YOUR OBJECTIVE: The entries are to be returned exactly, with images left out.

*** SUPPLIED INFORMATION

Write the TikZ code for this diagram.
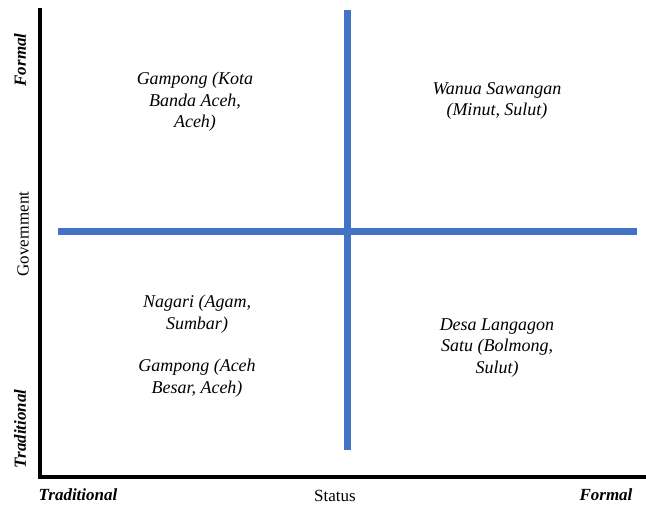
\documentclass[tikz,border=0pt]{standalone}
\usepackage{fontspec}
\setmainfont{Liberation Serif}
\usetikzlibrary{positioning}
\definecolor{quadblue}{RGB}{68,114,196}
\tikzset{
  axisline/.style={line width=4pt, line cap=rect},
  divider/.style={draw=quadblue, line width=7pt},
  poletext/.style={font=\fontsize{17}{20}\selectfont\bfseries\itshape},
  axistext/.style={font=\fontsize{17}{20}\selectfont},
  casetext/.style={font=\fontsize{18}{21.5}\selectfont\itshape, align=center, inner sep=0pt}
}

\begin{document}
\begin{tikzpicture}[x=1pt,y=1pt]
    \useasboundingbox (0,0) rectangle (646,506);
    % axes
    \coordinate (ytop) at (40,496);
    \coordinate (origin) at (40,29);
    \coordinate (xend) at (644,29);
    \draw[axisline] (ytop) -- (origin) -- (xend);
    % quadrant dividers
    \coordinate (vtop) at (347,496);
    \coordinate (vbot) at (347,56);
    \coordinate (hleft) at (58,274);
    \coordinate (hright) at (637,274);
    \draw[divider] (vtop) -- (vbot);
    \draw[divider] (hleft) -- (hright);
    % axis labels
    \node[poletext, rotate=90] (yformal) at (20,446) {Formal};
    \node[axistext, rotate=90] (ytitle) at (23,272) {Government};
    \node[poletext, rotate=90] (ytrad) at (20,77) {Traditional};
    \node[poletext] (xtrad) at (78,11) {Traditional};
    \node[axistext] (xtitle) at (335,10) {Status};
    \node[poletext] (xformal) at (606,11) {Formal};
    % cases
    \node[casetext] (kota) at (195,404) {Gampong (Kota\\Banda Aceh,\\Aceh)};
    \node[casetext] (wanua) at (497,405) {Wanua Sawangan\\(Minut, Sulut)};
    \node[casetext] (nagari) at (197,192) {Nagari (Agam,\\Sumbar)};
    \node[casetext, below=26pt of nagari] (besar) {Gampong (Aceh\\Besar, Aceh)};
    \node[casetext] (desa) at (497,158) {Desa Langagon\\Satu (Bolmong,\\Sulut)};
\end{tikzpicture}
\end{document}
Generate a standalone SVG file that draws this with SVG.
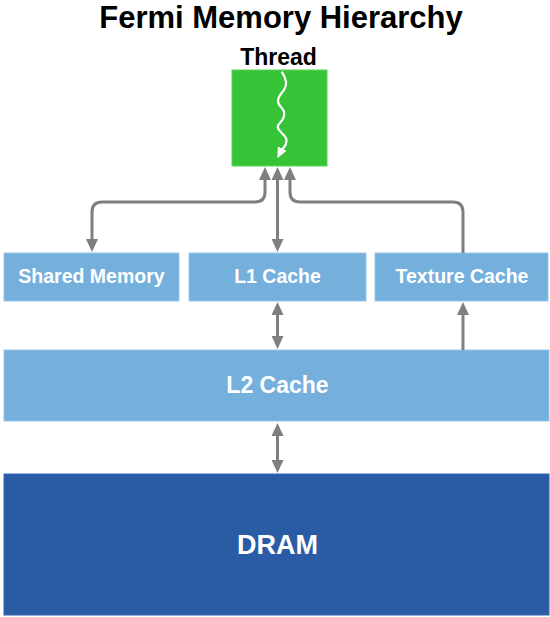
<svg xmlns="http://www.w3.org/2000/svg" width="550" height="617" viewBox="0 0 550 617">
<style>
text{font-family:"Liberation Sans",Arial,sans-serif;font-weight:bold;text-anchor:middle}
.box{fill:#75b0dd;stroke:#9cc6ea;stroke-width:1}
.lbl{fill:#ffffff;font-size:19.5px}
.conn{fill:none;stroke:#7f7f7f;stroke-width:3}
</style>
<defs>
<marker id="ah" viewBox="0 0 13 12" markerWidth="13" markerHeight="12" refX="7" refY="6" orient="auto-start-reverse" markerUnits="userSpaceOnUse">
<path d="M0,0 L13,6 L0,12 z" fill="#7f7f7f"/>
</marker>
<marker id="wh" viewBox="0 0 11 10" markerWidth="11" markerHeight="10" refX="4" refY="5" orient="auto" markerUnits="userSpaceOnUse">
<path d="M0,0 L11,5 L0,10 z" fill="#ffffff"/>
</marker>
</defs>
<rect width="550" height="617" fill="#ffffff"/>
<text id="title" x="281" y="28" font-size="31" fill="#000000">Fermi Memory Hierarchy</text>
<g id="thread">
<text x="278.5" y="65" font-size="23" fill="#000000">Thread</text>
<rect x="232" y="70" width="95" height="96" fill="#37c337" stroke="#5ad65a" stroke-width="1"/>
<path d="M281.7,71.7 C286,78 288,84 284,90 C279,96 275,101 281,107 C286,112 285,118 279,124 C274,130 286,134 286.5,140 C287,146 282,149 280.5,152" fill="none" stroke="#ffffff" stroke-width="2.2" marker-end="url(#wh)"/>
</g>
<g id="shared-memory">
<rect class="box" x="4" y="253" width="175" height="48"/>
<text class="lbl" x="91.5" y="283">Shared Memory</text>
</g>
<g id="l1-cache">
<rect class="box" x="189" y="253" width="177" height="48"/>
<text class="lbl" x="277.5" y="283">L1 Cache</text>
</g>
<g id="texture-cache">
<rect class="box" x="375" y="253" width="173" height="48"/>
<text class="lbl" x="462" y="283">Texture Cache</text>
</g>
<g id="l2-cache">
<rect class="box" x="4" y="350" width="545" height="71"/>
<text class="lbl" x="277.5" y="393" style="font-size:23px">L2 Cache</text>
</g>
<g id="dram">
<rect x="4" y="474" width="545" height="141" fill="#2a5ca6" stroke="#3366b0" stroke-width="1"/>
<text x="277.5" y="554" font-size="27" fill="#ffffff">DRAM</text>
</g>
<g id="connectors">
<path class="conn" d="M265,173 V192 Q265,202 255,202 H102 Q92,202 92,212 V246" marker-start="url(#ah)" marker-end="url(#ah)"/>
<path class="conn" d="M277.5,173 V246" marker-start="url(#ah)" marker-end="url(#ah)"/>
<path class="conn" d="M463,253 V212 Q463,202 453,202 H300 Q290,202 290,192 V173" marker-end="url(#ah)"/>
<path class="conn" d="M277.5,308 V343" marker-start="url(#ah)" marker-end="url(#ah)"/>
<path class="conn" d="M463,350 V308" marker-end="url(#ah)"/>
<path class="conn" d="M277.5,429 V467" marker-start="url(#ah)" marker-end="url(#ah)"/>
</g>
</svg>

******

OUTPUT FOR THIS EXERCISE:
Write the TikZ code for this diagram.
\documentclass[tikz,border=0pt]{standalone}
\usepackage{fontspec}
\setmainfont{Liberation Serif}
\usetikzlibrary{positioning}
\definecolor{quadblue}{RGB}{68,114,196}
\tikzset{
  axisline/.style={line width=4pt, line cap=rect},
  divider/.style={draw=quadblue, line width=7pt},
  poletext/.style={font=\fontsize{17}{20}\selectfont\bfseries\itshape},
  axistext/.style={font=\fontsize{17}{20}\selectfont},
  casetext/.style={font=\fontsize{18}{21.5}\selectfont\itshape, align=center, inner sep=0pt}
}

\begin{document}
\begin{tikzpicture}[x=1pt,y=1pt]
    \useasboundingbox (0,0) rectangle (646,506);
    % axes
    \coordinate (ytop) at (40,496);
    \coordinate (origin) at (40,29);
    \coordinate (xend) at (644,29);
    \draw[axisline] (ytop) -- (origin) -- (xend);
    % quadrant dividers
    \coordinate (vtop) at (347,496);
    \coordinate (vbot) at (347,56);
    \coordinate (hleft) at (58,274);
    \coordinate (hright) at (637,274);
    \draw[divider] (vtop) -- (vbot);
    \draw[divider] (hleft) -- (hright);
    % axis labels
    \node[poletext, rotate=90] (yformal) at (20,446) {Formal};
    \node[axistext, rotate=90] (ytitle) at (23,272) {Government};
    \node[poletext, rotate=90] (ytrad) at (20,77) {Traditional};
    \node[poletext] (xtrad) at (78,11) {Traditional};
    \node[axistext] (xtitle) at (335,10) {Status};
    \node[poletext] (xformal) at (606,11) {Formal};
    % cases
    \node[casetext] (kota) at (195,404) {Gampong (Kota\\Banda Aceh,\\Aceh)};
    \node[casetext] (wanua) at (497,405) {Wanua Sawangan\\(Minut, Sulut)};
    \node[casetext] (nagari) at (197,192) {Nagari (Agam,\\Sumbar)};
    \node[casetext, below=26pt of nagari] (besar) {Gampong (Aceh\\Besar, Aceh)};
    \node[casetext] (desa) at (497,158) {Desa Langagon\\Satu (Bolmong,\\Sulut)};
\end{tikzpicture}
\end{document}
Generate a standalone SVG file that draws this with SVG.
<svg xmlns="http://www.w3.org/2000/svg" width="550" height="617" viewBox="0 0 550 617">
<style>
text{font-family:"Liberation Sans",Arial,sans-serif;font-weight:bold;text-anchor:middle}
.box{fill:#75b0dd;stroke:#9cc6ea;stroke-width:1}
.lbl{fill:#ffffff;font-size:19.5px}
.conn{fill:none;stroke:#7f7f7f;stroke-width:3}
</style>
<defs>
<marker id="ah" viewBox="0 0 13 12" markerWidth="13" markerHeight="12" refX="7" refY="6" orient="auto-start-reverse" markerUnits="userSpaceOnUse">
<path d="M0,0 L13,6 L0,12 z" fill="#7f7f7f"/>
</marker>
<marker id="wh" viewBox="0 0 11 10" markerWidth="11" markerHeight="10" refX="4" refY="5" orient="auto" markerUnits="userSpaceOnUse">
<path d="M0,0 L11,5 L0,10 z" fill="#ffffff"/>
</marker>
</defs>
<rect width="550" height="617" fill="#ffffff"/>
<text id="title" x="281" y="28" font-size="31" fill="#000000">Fermi Memory Hierarchy</text>
<g id="thread">
<text x="278.5" y="65" font-size="23" fill="#000000">Thread</text>
<rect x="232" y="70" width="95" height="96" fill="#37c337" stroke="#5ad65a" stroke-width="1"/>
<path d="M281.7,71.7 C286,78 288,84 284,90 C279,96 275,101 281,107 C286,112 285,118 279,124 C274,130 286,134 286.5,140 C287,146 282,149 280.5,152" fill="none" stroke="#ffffff" stroke-width="2.2" marker-end="url(#wh)"/>
</g>
<g id="shared-memory">
<rect class="box" x="4" y="253" width="175" height="48"/>
<text class="lbl" x="91.5" y="283">Shared Memory</text>
</g>
<g id="l1-cache">
<rect class="box" x="189" y="253" width="177" height="48"/>
<text class="lbl" x="277.5" y="283">L1 Cache</text>
</g>
<g id="texture-cache">
<rect class="box" x="375" y="253" width="173" height="48"/>
<text class="lbl" x="462" y="283">Texture Cache</text>
</g>
<g id="l2-cache">
<rect class="box" x="4" y="350" width="545" height="71"/>
<text class="lbl" x="277.5" y="393" style="font-size:23px">L2 Cache</text>
</g>
<g id="dram">
<rect x="4" y="474" width="545" height="141" fill="#2a5ca6" stroke="#3366b0" stroke-width="1"/>
<text x="277.5" y="554" font-size="27" fill="#ffffff">DRAM</text>
</g>
<g id="connectors">
<path class="conn" d="M265,173 V192 Q265,202 255,202 H102 Q92,202 92,212 V246" marker-start="url(#ah)" marker-end="url(#ah)"/>
<path class="conn" d="M277.5,173 V246" marker-start="url(#ah)" marker-end="url(#ah)"/>
<path class="conn" d="M463,253 V212 Q463,202 453,202 H300 Q290,202 290,192 V173" marker-end="url(#ah)"/>
<path class="conn" d="M277.5,308 V343" marker-start="url(#ah)" marker-end="url(#ah)"/>
<path class="conn" d="M463,350 V308" marker-end="url(#ah)"/>
<path class="conn" d="M277.5,429 V467" marker-start="url(#ah)" marker-end="url(#ah)"/>
</g>
</svg>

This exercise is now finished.